Waickman: I am planning to continue my career in research, and my goals for my Graduate Center Ph.D. are to hone the skills necessary to conduct robust research and support my research questions. My research experience so far has been valuable, but it is important to me that I develop the background and skills necessary to conduct research that will contribute to and further a broader understanding of housing disparities and their impacts.

GC: Why did you choose to come to the Graduate Center for a Ph.D. in Sociology?

Waickman: I chose to come to the Graduate Center after getting to know the current students and faculty in the program. After attending departmental events and accepted student’s day, it was clear that the Graduate Center was not only a good fit, but that students and faculty were genuinely interested in engaging with and supporting my research area and methods of interest. The community at the Graduate Center was important to me. I appreciate that the Graduate Center is dedicated to New York City and has a student population that reflects New York City.

GC: What do you think helped you stand out as a Ph.D. candidate?

Waickman: My experience working in research helped me to define my research interests and allowed me to demonstrate my ability to write and present on research methods. With that being said, my experience has also helped me to identify where I am hoping to learn more and develop my skills. I think a specific area of interest and research questions are important for the application process, but what I really appreciate about the Graduate Center is the diversity of areas of interest and backgrounds.

GC: What advice would you give to people who are applying for a Ph.D., based on your experience?

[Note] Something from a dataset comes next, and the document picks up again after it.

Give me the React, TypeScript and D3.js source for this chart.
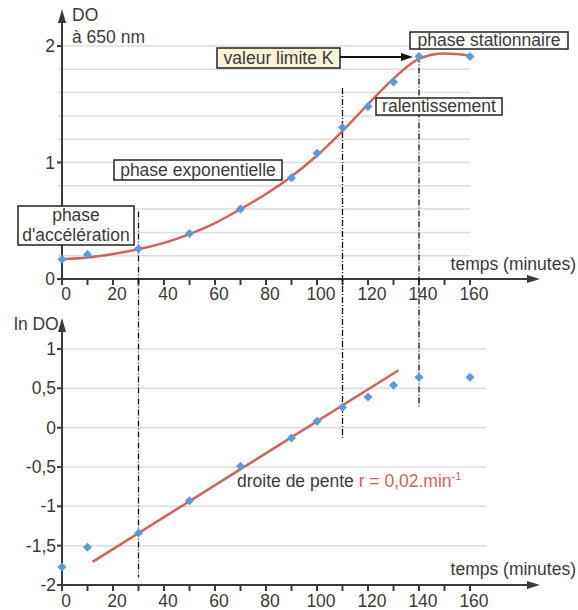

Waickman: I would suggest that they reach out to current students and attend department events if they are available. Ask lots of questions. Speaking with students and faculty helped me to get a higher level perspective on the program. I would also suggest that applicants talk about their application with the people in their lives whose opinion they value. It can be intimidating to ask for advice or feedback, but those conversations were essential for my writing process.